In my previous post I wrote about the context-free embeddings of the ModernBERT model, especially in comparison with the vanilla BERT. While we looked at the embedding vectors themselves, I also ended up plotting the distribution of lengths of the tokens¹ in each model:

The ModernBERT model has almost double the amount of vocabulary (50k vs 30k) compared to the vanilla BERT model, and I wondered if the mass shifting right in the distribution is something to be expected. I decided to try this out, and used a combination of subsets of the Gutenberg corpus and Wikipedia data, totaling about 30Mb, to train tokenizers of various vocabulary sizes.

In this first image we see the distribution of tokens of tokenizers trained with a vocabulary size/budget of 1k to 9k. We can see a similar shift of distribution as observed in the 30k to 50k case of BERT vs ModernBERT.

The default max vocabulary size for the transformer library's tokenizer system² seemed to be 82252, and the following image shows the distributions token lengths of 83 different tokenizers with vocabulary size in range(1000, 83000, 1000).

So indeed we see an almost continuous shift, and either convergence to a distribution or some more exponential/logarithmic effect that is not visible on our linear scale of experiments. To see the shift in more statistical terms, here are the evolutions of the max, mean, median and 90:th percentile token lengths, with the max evolution removed from the plot on the right.

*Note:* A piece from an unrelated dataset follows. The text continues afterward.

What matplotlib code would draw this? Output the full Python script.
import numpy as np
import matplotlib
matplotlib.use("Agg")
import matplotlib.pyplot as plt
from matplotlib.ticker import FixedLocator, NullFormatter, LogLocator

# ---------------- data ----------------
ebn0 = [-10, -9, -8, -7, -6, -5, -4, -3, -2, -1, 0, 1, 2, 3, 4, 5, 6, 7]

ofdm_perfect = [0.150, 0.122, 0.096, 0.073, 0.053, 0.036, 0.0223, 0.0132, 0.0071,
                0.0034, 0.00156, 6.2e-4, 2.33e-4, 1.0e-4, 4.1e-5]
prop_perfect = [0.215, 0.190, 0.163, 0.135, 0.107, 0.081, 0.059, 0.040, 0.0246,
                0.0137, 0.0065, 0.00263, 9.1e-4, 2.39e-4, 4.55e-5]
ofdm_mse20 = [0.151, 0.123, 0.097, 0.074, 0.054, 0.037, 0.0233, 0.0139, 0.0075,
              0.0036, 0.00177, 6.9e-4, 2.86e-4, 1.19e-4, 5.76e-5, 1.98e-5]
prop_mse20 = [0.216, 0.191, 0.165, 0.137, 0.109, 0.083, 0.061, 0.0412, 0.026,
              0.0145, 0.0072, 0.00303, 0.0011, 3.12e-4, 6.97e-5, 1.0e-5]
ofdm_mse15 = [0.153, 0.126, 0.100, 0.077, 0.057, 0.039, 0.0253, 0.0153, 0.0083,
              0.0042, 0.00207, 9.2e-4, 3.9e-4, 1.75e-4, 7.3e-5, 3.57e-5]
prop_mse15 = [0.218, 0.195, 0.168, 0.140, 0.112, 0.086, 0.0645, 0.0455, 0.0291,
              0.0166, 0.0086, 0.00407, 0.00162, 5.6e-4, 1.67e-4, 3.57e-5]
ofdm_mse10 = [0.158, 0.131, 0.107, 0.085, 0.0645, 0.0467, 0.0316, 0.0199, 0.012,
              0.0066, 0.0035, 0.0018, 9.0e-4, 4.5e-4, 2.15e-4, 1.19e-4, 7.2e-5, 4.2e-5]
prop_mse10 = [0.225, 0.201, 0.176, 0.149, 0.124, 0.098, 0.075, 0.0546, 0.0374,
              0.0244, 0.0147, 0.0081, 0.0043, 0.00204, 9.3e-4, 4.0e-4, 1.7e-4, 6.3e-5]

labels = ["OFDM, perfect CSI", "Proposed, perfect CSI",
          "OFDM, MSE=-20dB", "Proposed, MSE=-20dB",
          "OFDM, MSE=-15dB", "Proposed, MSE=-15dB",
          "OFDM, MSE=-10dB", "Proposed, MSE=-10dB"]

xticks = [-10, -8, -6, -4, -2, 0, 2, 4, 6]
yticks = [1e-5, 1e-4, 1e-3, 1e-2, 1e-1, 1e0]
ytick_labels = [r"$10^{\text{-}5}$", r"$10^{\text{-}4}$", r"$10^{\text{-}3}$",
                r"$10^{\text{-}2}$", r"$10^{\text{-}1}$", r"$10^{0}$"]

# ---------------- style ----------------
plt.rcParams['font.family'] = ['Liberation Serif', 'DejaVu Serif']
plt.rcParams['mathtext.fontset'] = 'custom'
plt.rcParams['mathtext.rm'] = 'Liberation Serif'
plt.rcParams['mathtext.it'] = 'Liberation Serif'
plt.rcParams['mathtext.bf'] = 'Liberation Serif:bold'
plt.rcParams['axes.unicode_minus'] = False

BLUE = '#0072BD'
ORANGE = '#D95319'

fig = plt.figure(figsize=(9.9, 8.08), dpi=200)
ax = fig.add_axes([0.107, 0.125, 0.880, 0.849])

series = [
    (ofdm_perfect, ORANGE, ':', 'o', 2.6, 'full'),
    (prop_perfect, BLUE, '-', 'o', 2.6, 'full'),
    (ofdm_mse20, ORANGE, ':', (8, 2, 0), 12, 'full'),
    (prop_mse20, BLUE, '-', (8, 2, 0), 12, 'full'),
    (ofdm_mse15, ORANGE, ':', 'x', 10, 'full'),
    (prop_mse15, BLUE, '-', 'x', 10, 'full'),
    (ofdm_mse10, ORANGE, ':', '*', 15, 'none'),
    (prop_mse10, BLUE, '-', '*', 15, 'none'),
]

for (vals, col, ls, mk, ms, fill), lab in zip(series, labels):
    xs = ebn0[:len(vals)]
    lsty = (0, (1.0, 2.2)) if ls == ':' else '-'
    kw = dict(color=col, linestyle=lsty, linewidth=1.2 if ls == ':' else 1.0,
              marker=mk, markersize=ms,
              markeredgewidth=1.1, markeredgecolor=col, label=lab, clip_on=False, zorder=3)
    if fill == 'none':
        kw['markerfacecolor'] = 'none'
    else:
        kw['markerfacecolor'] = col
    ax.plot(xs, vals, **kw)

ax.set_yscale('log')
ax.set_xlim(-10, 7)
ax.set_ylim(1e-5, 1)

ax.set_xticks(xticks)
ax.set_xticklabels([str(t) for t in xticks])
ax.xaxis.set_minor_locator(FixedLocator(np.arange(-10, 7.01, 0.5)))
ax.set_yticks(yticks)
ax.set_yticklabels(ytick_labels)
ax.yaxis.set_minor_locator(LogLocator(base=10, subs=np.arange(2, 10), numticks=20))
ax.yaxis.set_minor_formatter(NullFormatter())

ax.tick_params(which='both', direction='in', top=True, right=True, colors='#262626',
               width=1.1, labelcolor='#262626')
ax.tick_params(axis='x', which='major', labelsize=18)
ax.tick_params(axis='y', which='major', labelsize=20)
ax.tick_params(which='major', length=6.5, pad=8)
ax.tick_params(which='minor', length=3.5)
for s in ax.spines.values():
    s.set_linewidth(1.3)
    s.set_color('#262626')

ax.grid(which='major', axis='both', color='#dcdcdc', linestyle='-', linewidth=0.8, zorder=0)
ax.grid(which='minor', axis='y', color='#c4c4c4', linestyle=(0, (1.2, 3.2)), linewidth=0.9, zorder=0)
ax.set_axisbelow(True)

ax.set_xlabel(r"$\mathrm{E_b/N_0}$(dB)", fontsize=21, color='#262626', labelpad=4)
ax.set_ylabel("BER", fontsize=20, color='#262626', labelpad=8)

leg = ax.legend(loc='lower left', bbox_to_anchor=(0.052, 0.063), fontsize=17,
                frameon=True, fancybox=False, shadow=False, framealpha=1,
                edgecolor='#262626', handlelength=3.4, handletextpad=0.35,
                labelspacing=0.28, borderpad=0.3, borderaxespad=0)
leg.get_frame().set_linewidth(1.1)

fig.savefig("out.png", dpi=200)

There is an interesting discontinuity on the behaviour of the median (and 90:th percentile) length which, I'm sure, would be obvious to me if I had studied BPE in more detail. The mean length looks most well-behaved, and thus I feel it reasonable to plot that in log scale:

Again I am uncertain if this linearity is excpected or not.

We also note that the fact that we have been plotting the token length distributions on a relative scale does play a difference. Here we have the plots from before unrelativized:

So in particular, more vocabulary tends to increase the amount of all lengths of tokens, but the increase is focused more on longer tokens when we have a larger vocabulary. This makes sense to me as there are more meaningful tokens with longer length. Also the idea of a tokenization is to build words out of components, and with more room for components the natural thing is to have more larger components. There must be a theorem hiding in here somewhere.

Again, but with more data?

After these observations, it's natural to get suspicious on what all of this is simply the result of me fitting a tokenizer to a dataset of about 23Mb. So I upped my dataset to 20Gb and set the tokenizer trainer script running. It seems to be melting my CPU but I'll write some sort of update once I get results.